The magic behind our jazz presenters’ theme tunes
Written by Keith Pettigrew
Choosing jazz for our Fine Music Sydney audience is exciting and contemplative. Each of our presenters has their own musical preferences from the 120-year history of jazz: 1900s classic jazz; 50s bebop; 60s cool jazz; 90s European and Latin jazz; jazz versions of 21C pop; modern Australian; non-traditional instruments; and emergent jazz for tomorrow.
Our Fine Jazz catalogue has 48,000 jazz tracks, some the same with different musicians creating a different feel. And then there are the presenters’ own collections. In this series, we will bring you some of the magic that is jazz, expressed by presenters’ theme tunes.
The New Jazz Standard – Thursdays at 7pm with Frank Presley
Theme: Hey Ya! (Outkast -2003)
The concept of Frank Presley’s program is jazz interpretations of non-jazz music. Frank was reviewing the album The Blues of Joy by Adam Simmons from Origami. It reminded him of Sonny Rollins’s 1957 Way Out West, when Rollins used only saxophone, bass and drums to transform unlikely pop themes into sophisticated jazz. Simmons chose just the alto saxophone. Nevertheless, he embraced pop without compromising artistic integrity, swing, groove, interplay, or self-expression. “Perfect I thought, a catchy three- minute interpretation of the 1990s chart topper” Hey Ya! by Outkast from Origami. He embraced pop without compromising artistic integrity, swing, groove, interplay, or self-expression.
Jazz Rhythm – Tuesdays at midday with Jeannie McInnes
Theme: Rockin’ In Rhythm (Duke Ellington and Harry Carney -1931)
Most music has rhythm! But for Jeannie, what makes jazz speak to her whole being, making her move, is the talent of jazz musicians improvising within the melody, so that each rendition of a tune is unique. Jeannie felt her theme tune needed rhythm in name and spirit, and had been recorded by many different performers creating a variety of rhythms. Rockin’ in Rhythm by Ellington and Carney has been recorded by many in the 90 years since the Ellington in 1931, providing a different performer each week. From the original Ellington Orchestra, there are other big bands like the Swedish Harry Arnold Big Band and the Togo Orchestra, small groups like the Modern Jazz Quartet and Oscar Peterson Quartet, individuals like Joe Pass, vocalists Ella Fitzgerald and Maxine Sullivan, and very differently Miriam Makeba and Weather Report. For Jeannie, an ultimate example of “… variations on a theme”.

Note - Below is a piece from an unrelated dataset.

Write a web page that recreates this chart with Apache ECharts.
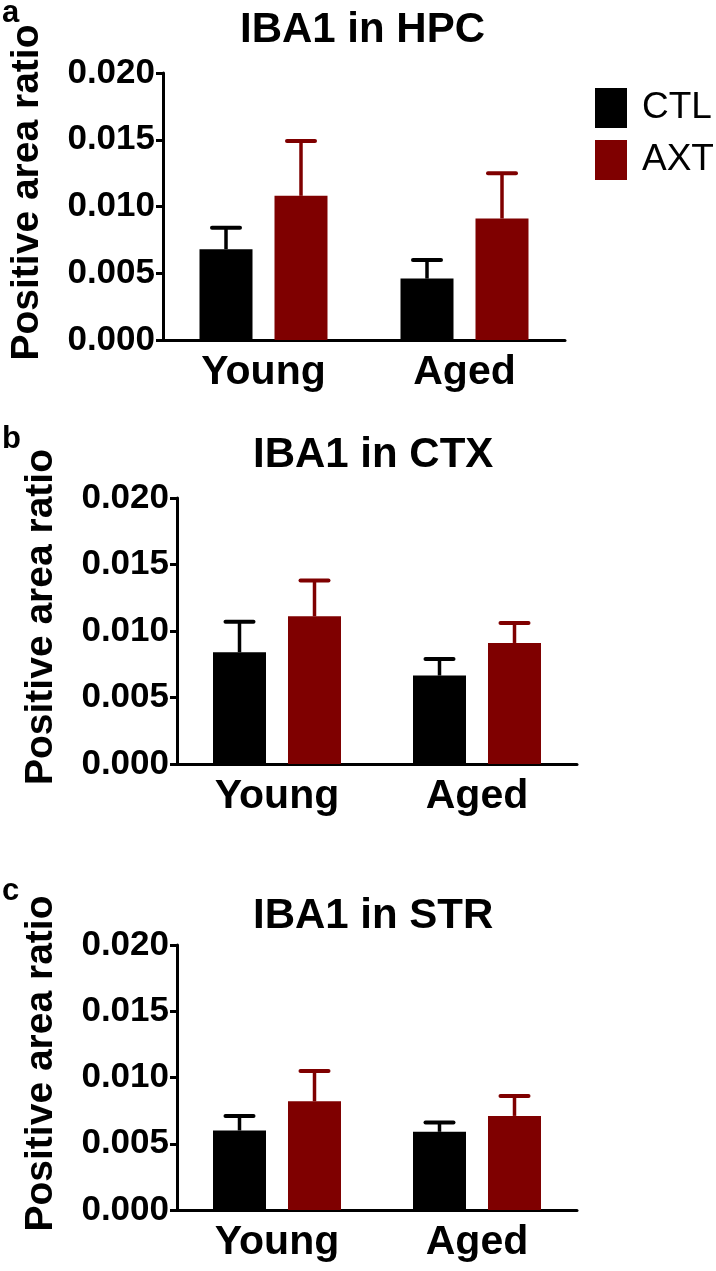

Jazz After Hours – Sundays and Mondays at 10pm
Theme: Can’t We Be Friends (Kay Swift, lyrics Paul James -1929)
Jazz After Hours has a number of presenters with different styles but a common approach to late night jazz. For a theme tune, Sue Jowell (Sundays) suggested the first track from her very first jazz album, which of course was vinyl, and then her very first jazz CD. It was the satin smooth voice of Ella Fitzgerald, the distinctively rough voice of Louis Armstrong, with Oscar Petersen and his trio of Herb Ellis’ guitar, Ray Brown’s bass and Buddy Rich’s drums.
Some time ago, Sue was asked to fill in for another of our presenters, “… a big ask and even bigger shoes to fill”. Rather than mimic, she chose her own style. She hoped she would not lose audience, there would be few tracks to enjoy, and that “… we could still be friends”. Now she rejoices, starting each program with Sonny Stitt’s 1951 rendition. “Yes, we can be friends”.